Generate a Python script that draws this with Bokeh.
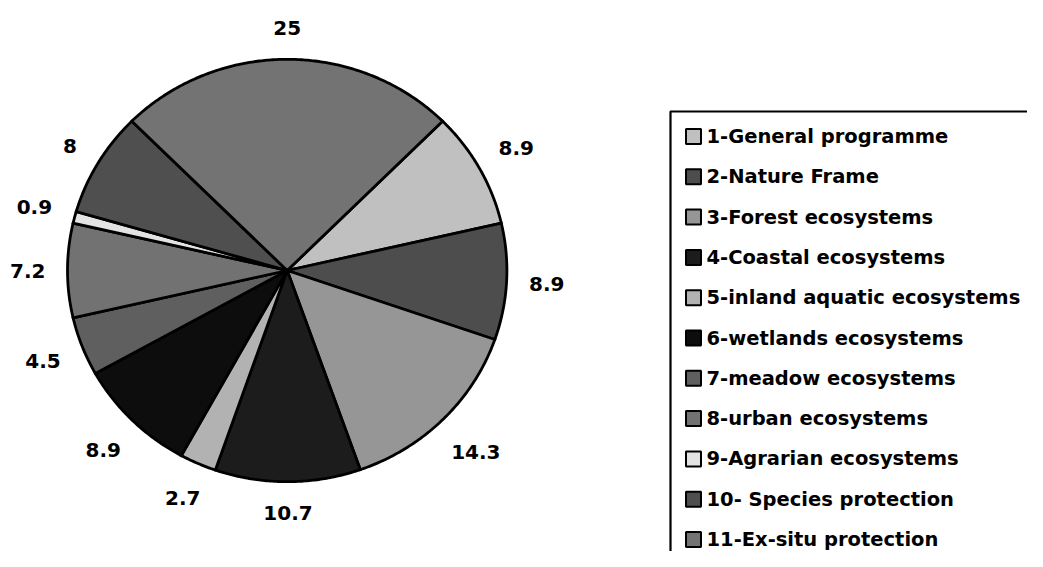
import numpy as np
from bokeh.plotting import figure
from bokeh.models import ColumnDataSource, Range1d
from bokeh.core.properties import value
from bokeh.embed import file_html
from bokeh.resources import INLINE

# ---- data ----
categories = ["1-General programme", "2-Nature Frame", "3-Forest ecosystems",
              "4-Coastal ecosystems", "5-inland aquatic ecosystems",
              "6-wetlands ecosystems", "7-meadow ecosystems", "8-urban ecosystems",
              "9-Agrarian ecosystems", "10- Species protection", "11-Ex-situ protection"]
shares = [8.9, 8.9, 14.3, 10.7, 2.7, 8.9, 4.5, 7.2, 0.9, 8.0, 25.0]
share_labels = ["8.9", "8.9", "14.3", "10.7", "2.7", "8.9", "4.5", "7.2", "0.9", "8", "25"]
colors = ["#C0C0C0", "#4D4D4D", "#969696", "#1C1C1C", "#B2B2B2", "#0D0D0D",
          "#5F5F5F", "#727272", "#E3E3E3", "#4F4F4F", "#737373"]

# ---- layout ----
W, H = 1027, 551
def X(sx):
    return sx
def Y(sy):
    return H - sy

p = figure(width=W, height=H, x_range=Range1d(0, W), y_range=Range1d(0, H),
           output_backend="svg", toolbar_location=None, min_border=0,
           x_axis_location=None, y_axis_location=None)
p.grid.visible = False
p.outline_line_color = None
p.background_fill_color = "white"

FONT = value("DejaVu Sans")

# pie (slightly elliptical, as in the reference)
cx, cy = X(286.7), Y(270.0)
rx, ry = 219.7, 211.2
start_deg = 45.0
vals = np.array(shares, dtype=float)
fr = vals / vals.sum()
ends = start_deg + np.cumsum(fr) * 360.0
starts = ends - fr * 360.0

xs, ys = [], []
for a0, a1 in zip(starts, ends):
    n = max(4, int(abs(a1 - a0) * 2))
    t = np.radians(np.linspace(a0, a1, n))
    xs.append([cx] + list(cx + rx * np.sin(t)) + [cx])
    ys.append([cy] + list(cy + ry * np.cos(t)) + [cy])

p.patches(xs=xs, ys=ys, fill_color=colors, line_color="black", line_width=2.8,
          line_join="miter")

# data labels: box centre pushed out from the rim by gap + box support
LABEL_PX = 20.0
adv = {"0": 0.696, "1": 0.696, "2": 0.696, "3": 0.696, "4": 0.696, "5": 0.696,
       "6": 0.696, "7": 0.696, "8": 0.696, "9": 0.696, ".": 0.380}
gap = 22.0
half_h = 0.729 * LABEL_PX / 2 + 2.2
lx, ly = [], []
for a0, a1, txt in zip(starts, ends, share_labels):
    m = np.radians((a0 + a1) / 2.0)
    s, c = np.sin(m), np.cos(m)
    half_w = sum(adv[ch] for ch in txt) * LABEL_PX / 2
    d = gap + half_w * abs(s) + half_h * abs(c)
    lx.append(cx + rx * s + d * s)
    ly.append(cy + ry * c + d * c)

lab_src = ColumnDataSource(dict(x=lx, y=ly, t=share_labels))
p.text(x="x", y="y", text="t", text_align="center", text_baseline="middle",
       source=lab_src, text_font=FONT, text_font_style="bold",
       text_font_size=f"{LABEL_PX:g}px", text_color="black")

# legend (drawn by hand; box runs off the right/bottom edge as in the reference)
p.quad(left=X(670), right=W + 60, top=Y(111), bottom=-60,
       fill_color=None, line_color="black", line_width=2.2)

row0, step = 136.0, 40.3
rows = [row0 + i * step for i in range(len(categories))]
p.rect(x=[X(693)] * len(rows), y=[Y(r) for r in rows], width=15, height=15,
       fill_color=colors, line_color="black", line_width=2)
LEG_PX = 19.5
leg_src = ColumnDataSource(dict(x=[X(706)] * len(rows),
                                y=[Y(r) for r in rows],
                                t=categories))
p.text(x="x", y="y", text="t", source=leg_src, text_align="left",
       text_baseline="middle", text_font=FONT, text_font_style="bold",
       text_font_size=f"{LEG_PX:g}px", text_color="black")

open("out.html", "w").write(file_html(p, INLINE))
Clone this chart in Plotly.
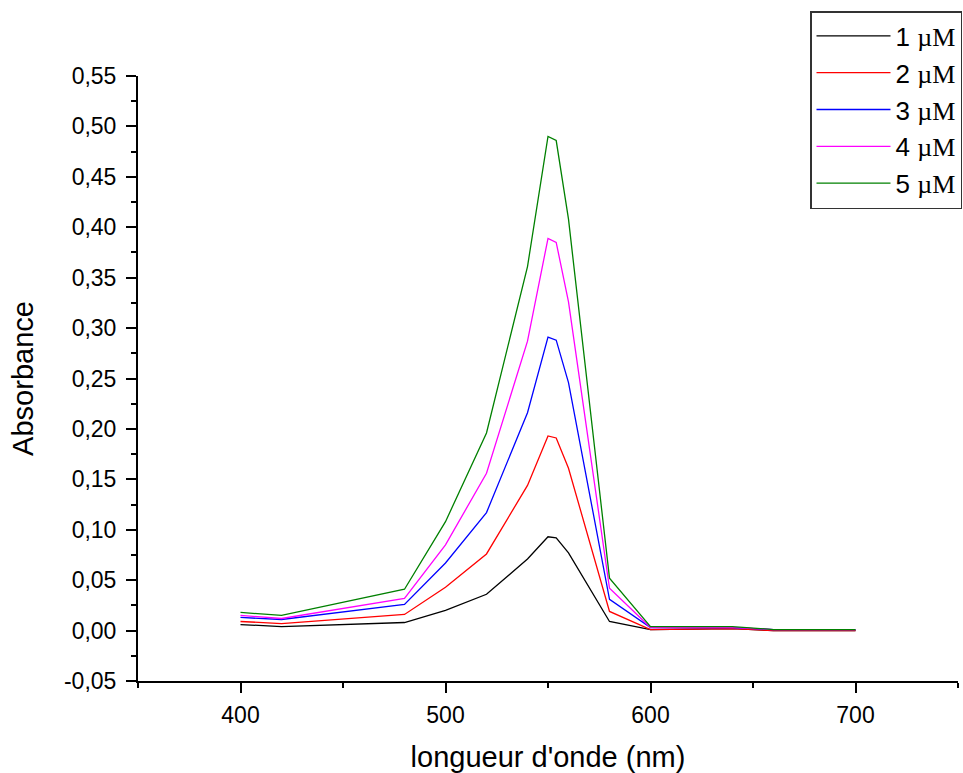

• TASK: Write out each entry exactly as given, omitting any picture.

• FINAL RESULT:
Generate a Python script that draws this with Bokeh.
import numpy as np
from bokeh.plotting import figure
from bokeh.models import ColumnDataSource, Range1d
from bokeh.core.properties import value
from bokeh.embed import file_html
from bokeh.resources import INLINE

# ---- data ----
categories = ["1-General programme", "2-Nature Frame", "3-Forest ecosystems",
              "4-Coastal ecosystems", "5-inland aquatic ecosystems",
              "6-wetlands ecosystems", "7-meadow ecosystems", "8-urban ecosystems",
              "9-Agrarian ecosystems", "10- Species protection", "11-Ex-situ protection"]
shares = [8.9, 8.9, 14.3, 10.7, 2.7, 8.9, 4.5, 7.2, 0.9, 8.0, 25.0]
share_labels = ["8.9", "8.9", "14.3", "10.7", "2.7", "8.9", "4.5", "7.2", "0.9", "8", "25"]
colors = ["#C0C0C0", "#4D4D4D", "#969696", "#1C1C1C", "#B2B2B2", "#0D0D0D",
          "#5F5F5F", "#727272", "#E3E3E3", "#4F4F4F", "#737373"]

# ---- layout ----
W, H = 1027, 551
def X(sx):
    return sx
def Y(sy):
    return H - sy

p = figure(width=W, height=H, x_range=Range1d(0, W), y_range=Range1d(0, H),
           output_backend="svg", toolbar_location=None, min_border=0,
           x_axis_location=None, y_axis_location=None)
p.grid.visible = False
p.outline_line_color = None
p.background_fill_color = "white"

FONT = value("DejaVu Sans")

# pie (slightly elliptical, as in the reference)
cx, cy = X(286.7), Y(270.0)
rx, ry = 219.7, 211.2
start_deg = 45.0
vals = np.array(shares, dtype=float)
fr = vals / vals.sum()
ends = start_deg + np.cumsum(fr) * 360.0
starts = ends - fr * 360.0

xs, ys = [], []
for a0, a1 in zip(starts, ends):
    n = max(4, int(abs(a1 - a0) * 2))
    t = np.radians(np.linspace(a0, a1, n))
    xs.append([cx] + list(cx + rx * np.sin(t)) + [cx])
    ys.append([cy] + list(cy + ry * np.cos(t)) + [cy])

p.patches(xs=xs, ys=ys, fill_color=colors, line_color="black", line_width=2.8,
          line_join="miter")

# data labels: box centre pushed out from the rim by gap + box support
LABEL_PX = 20.0
adv = {"0": 0.696, "1": 0.696, "2": 0.696, "3": 0.696, "4": 0.696, "5": 0.696,
       "6": 0.696, "7": 0.696, "8": 0.696, "9": 0.696, ".": 0.380}
gap = 22.0
half_h = 0.729 * LABEL_PX / 2 + 2.2
lx, ly = [], []
for a0, a1, txt in zip(starts, ends, share_labels):
    m = np.radians((a0 + a1) / 2.0)
    s, c = np.sin(m), np.cos(m)
    half_w = sum(adv[ch] for ch in txt) * LABEL_PX / 2
    d = gap + half_w * abs(s) + half_h * abs(c)
    lx.append(cx + rx * s + d * s)
    ly.append(cy + ry * c + d * c)

lab_src = ColumnDataSource(dict(x=lx, y=ly, t=share_labels))
p.text(x="x", y="y", text="t", text_align="center", text_baseline="middle",
       source=lab_src, text_font=FONT, text_font_style="bold",
       text_font_size=f"{LABEL_PX:g}px", text_color="black")

# legend (drawn by hand; box runs off the right/bottom edge as in the reference)
p.quad(left=X(670), right=W + 60, top=Y(111), bottom=-60,
       fill_color=None, line_color="black", line_width=2.2)

row0, step = 136.0, 40.3
rows = [row0 + i * step for i in range(len(categories))]
p.rect(x=[X(693)] * len(rows), y=[Y(r) for r in rows], width=15, height=15,
       fill_color=colors, line_color="black", line_width=2)
LEG_PX = 19.5
leg_src = ColumnDataSource(dict(x=[X(706)] * len(rows),
                                y=[Y(r) for r in rows],
                                t=categories))
p.text(x="x", y="y", text="t", source=leg_src, text_align="left",
       text_baseline="middle", text_font=FONT, text_font_style="bold",
       text_font_size=f"{LEG_PX:g}px", text_color="black")

open("out.html", "w").write(file_html(p, INLINE))
Clone this chart in Plotly.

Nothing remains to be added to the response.